The April 6 incident prompted the U.S. Air Force to pause flight tests with the Dark Merlin prototype until May 21 for a safety review. General Atomics Aeronautical Systems Inc. (GA-ASI) previously confirmed that review found that an “autopilot miscalculation for the weight and center of gravity of the aircraft” was at fault. In an interview here at the ILA Berlin Air Show, Alexander elaborated on the context for the autopilot error.
“We have close to 700,000 sorties and 9.3 million flight hours on our standard autopilot, and that's a highly tuned autopilot for what I would call our [medium-altitude] long-endurance platforms that don't do heavy maneuvers,” Alexander said. “This new autopilot is more of a fighter autopilot, where people are pulling G’s and snap-turns and not over-G-ing the platform.”
“We've only got like 43 flights on that autopilot,” Alexander continued. “There was an issue with it. We found it, we fixed it.
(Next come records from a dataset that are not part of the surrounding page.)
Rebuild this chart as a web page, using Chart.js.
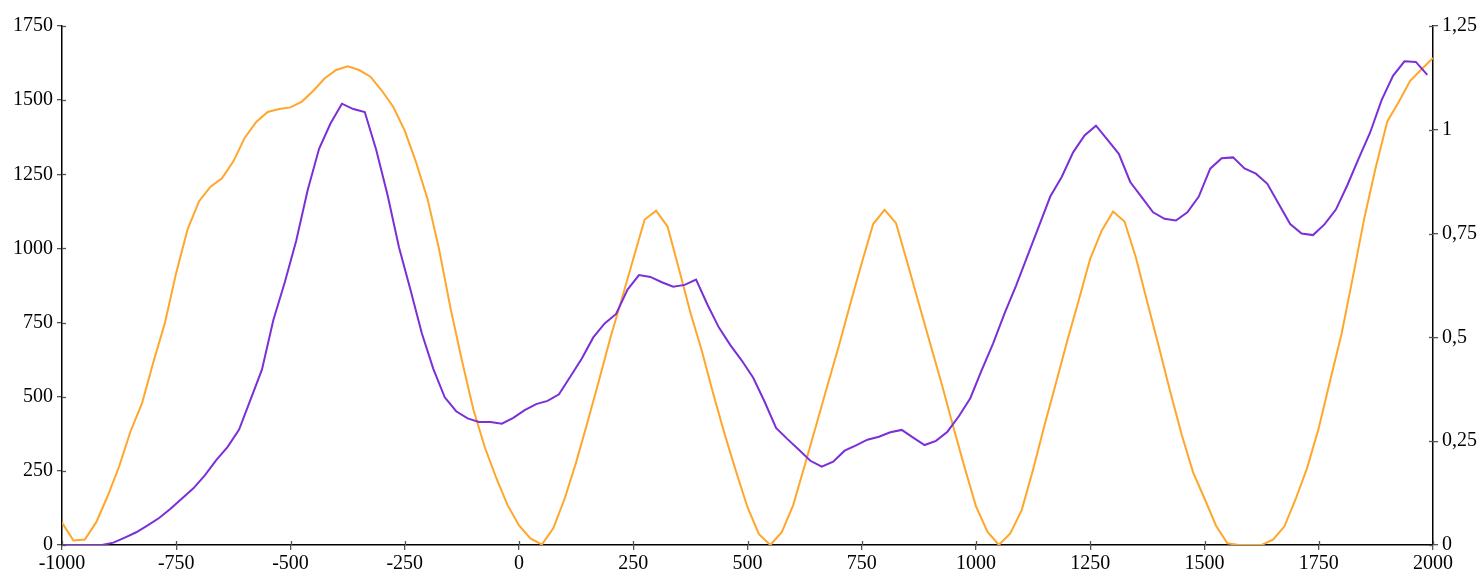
<!DOCTYPE html>
<html>
<head>
<meta charset="utf-8">
<script src="https://cdn.jsdelivr.net/npm/chart.js@4/dist/chart.umd.min.js"></script>
<style>
html,body{margin:0;padding:0;background:#fff;}
#wrap{width:1483px;height:579px;position:relative;}
</style>
</head>
<body>
<div id="wrap"><canvas id="c" width="1483" height="579"></canvas></div>
<script>
// Orange series (right axis), years every 25
const orangeYears = [-1000,-975,-950,-925,-900,-875,-850,-825,-800,-775,-750,-725,-700,-675,-650,-625,-600,-575,-550,-525,-500,-475,-450,-425,-400,-375,-350,-325,-300,-275,-250,-225,-200,-175,-150,-125,-100,-75,-50,-25,0,25,50,75,100,125,150,175,200,225,250,275,300,325,350,375,400,425,450,475,500,525,550,575,600,625,650,675,700,725,750,775,800,825,850,875,900,925,950,975,1000,1025,1050,1075,1100,1125,1150,1175,1200,1225,1250,1275,1300,1325,1350,1375,1400,1425,1450,1475,1500,1525,1550,1575,1600,1625,1650,1675,1700,1725,1750,1775,1800,1825,1850,1875,1900,1925,1950,1975,2000];
const orangeValues = [0.054,0.011,0.013,0.055,0.118,0.189,0.274,0.341,0.441,0.534,0.656,0.761,0.828,0.863,0.883,0.924,0.981,1.019,1.043,1.050,1.054,1.068,1.094,1.124,1.144,1.153,1.144,1.128,1.094,1.055,0.998,0.921,0.833,0.713,0.571,0.445,0.327,0.236,0.162,0.096,0.047,0.016,0.001,0.040,0.112,0.199,0.296,0.396,0.499,0.593,0.689,0.784,0.805,0.767,0.665,0.560,0.468,0.364,0.267,0.177,0.091,0.026,0.000,0.031,0.096,0.191,0.287,0.384,0.480,0.581,0.679,0.773,0.807,0.775,0.679,0.581,0.484,0.388,0.286,0.187,0.093,0.032,0.000,0.028,0.084,0.182,0.289,0.390,0.493,0.590,0.690,0.757,0.803,0.779,0.692,0.584,0.478,0.369,0.266,0.175,0.112,0.047,0.004,0,0,0,0.013,0.045,0.112,0.187,0.282,0.396,0.509,0.647,0.789,0.911,1.020,1.067,1.118,1.146,1.173];

// Purple series (left axis)
const purpleYears = [-1000,-987.5,-962.5,-937.5,-912.5,-887.5,-862.5,-837.5,-812.5,-787.5,-762.5,-737.5,-712.5,-687.5,-662.5,-637.5,-612.5,-587.5,-562.5,-537.5,-512.5,-487.5,-462.5,-437.5,-412.5,-387.5,-362.5,-337.5,-312.5,-287.5,-262.5,-237.5,-212.5,-187.5,-162.5,-137.5,-112.5,-87.5,-62.5,-37.5,-12.5,12.5,37.5,62.5,87.5,112.5,137.5,162.5,187.5,212.5,237.5,262.5,287.5,312.5,337.5,362.5,387.5,412.5,437.5,462.5,487.5,512.5,537.5,562.5,587.5,612.5,637.5,662.5,687.5,712.5,737.5,762.5,787.5,812.5,837.5,862.5,887.5,912.5,937.5,962.5,987.5,1012.5,1037.5,1062.5,1087.5,1112.5,1137.5,1162.5,1187.5,1212.5,1237.5,1262.5,1287.5,1312.5,1337.5,1362.5,1387.5,1412.5,1437.5,1462.5,1487.5,1512.5,1537.5,1562.5,1587.5,1612.5,1637.5,1662.5,1687.5,1712.5,1737.5,1762.5,1787.5,1812.5,1837.5,1862.5,1887.5,1912.5,1937.5,1962.5,1987.5];
const purpleValues = [0,0,0,0,0,8,25,43,66,91,122,157,191,235,286,331,389,490,591,759,886,1026,1196,1336,1421,1488,1470,1460,1333,1179,1003,861,713,594,498,451,427,415,415,409,429,455,475,486,508,568,629,700,747,779,861,910,904,886,871,877,895,810,733,674,622,564,483,395,357,321,284,264,281,318,336,355,365,380,388,362,337,351,382,434,495,590,680,781,874,974,1074,1175,1241,1324,1381,1414,1367,1319,1224,1173,1122,1100,1094,1122,1175,1269,1304,1307,1270,1252,1218,1150,1082,1050,1045,1081,1131,1213,1304,1391,1500,1582,1631,1629,1585];

const orangeColor = '#FFA62B';
const purpleColor = '#7B2FD6';
const FONT = {family: '"Liberation Serif", "DejaVu Serif", serif', size: 20};

const innerTicks = {
  id: 'innerTicks',
  afterDraw(chart) {
    const ctx = chart.ctx;
    const ca = chart.chartArea;
    ctx.save();
    ctx.strokeStyle = '#555';
    ctx.lineWidth = 1.3;
    const len = 4;
    const x = chart.scales.x, yl = chart.scales.y, yr = chart.scales.y2;
    x.ticks.forEach(t => {
      const px = Math.round(x.getPixelForValue(t.value)) + 0.5;
      ctx.beginPath(); ctx.moveTo(px, ca.bottom); ctx.lineTo(px, ca.bottom - len); ctx.stroke();
    });
    yl.ticks.forEach(t => {
      const py = Math.round(yl.getPixelForValue(t.value)) + 0.5;
      ctx.beginPath(); ctx.moveTo(ca.left, py); ctx.lineTo(ca.left + len, py); ctx.stroke();
    });
    yr.ticks.forEach(t => {
      const py = Math.round(yr.getPixelForValue(t.value)) + 0.5;
      ctx.beginPath(); ctx.moveTo(ca.right, py); ctx.lineTo(ca.right - len, py); ctx.stroke();
    });
    ctx.restore();
  }
};

new Chart(document.getElementById('c'), {
  type: 'line',
  data: {
    datasets: [
      {
        label: 'purple',
        data: purpleYears.map((x, i) => ({x: x, y: purpleValues[i]})),
        borderColor: purpleColor,
        borderWidth: 2,
        pointRadius: 0,
        tension: 0,
        yAxisID: 'y'
      },
      {
        label: 'orange',
        data: orangeYears.map((x, i) => ({x: x, y: orangeValues[i]})),
        borderColor: orangeColor,
        borderWidth: 2,
        pointRadius: 0,
        tension: 0,
        yAxisID: 'y2'
      }
    ]
  },
  options: {
    responsive: false,
    animation: false,
    devicePixelRatio: 1,
    layout: {padding: {top: 26, left: 0, right: 0, bottom: 0}},
    plugins: {legend: {display: false}, tooltip: {enabled: false}},
    scales: {
      x: {
        type: 'linear',
        min: -1000, max: 2000,
        afterFit(s) { s.height = 34; },
        ticks: {stepSize: 250, color: '#000', font: FONT, padding: 2, maxRotation: 0, autoSkip: false,
          callback: v => String(v)},
        grid: {drawOnChartArea: false, drawTicks: true, tickLength: 5, color: '#555', lineWidth: 1.3},
        border: {display: true, color: '#000', width: 1.5}
      },
      y: {
        position: 'left',
        min: 0, max: 1750,
        afterFit(s) { s.width = 62; },
        ticks: {stepSize: 250, color: '#000', font: FONT, padding: 4, callback: v => String(v)},
        grid: {drawOnChartArea: false, drawTicks: true, tickLength: 5, color: '#555', lineWidth: 1.3},
        border: {display: true, color: '#000', width: 1.5}
      },
      y2: {
        position: 'right',
        min: 0, max: 1.25,
        afterFit(s) { s.width = 50; },
        ticks: {stepSize: 0.25, color: '#000', font: FONT, padding: 4,
          callback: v => String(Math.round(v * 100) / 100).replace('.', ',')},
        grid: {drawOnChartArea: false, drawTicks: true, tickLength: 5, color: '#555', lineWidth: 1.3},
        border: {display: true, color: '#000', width: 1.5}
      }
    }
  },
  plugins: [innerTicks]
});
</script>
</body>
</html>
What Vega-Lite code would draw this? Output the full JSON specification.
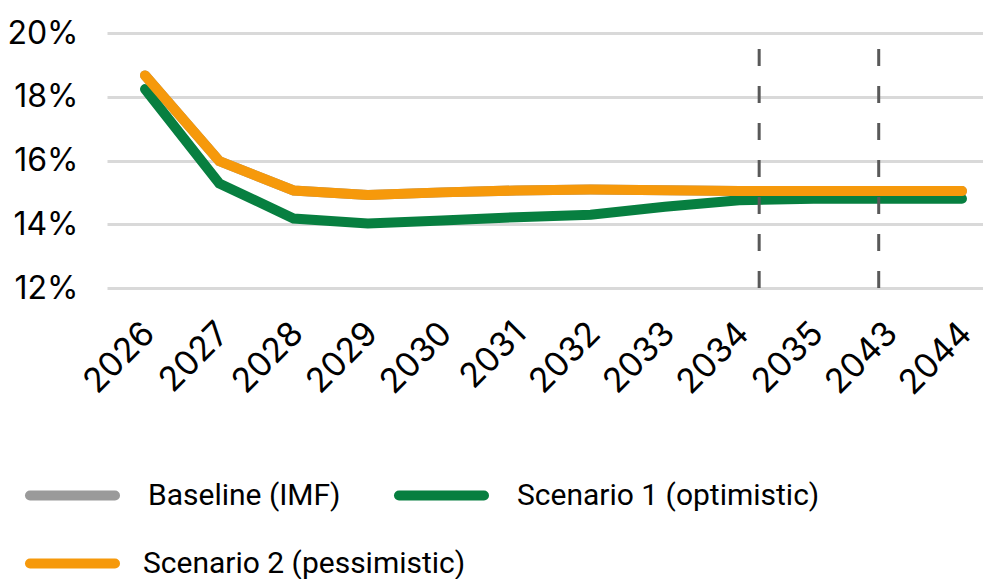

The customer says move quick, and we're moving quick.”
The YFQ-42 comes with a fly-by-wire control system with layers of envelope protections, which must be programmed into the non-linear inversion autopilot.
“To protect the aircraft, you put all the limits on the commands,” Alexander said. “And then those commands have to be scaled with speed, and that part gets really complicated, so this new autopilot takes care of all that for you automatically.”
The GA-ASI candidate for the Air Force’s CCA Increment 1 production program is now back in flight test.
“It's unfortunate, but you’ve got to get right back up and get in the saddle and get moving,” Alexander said.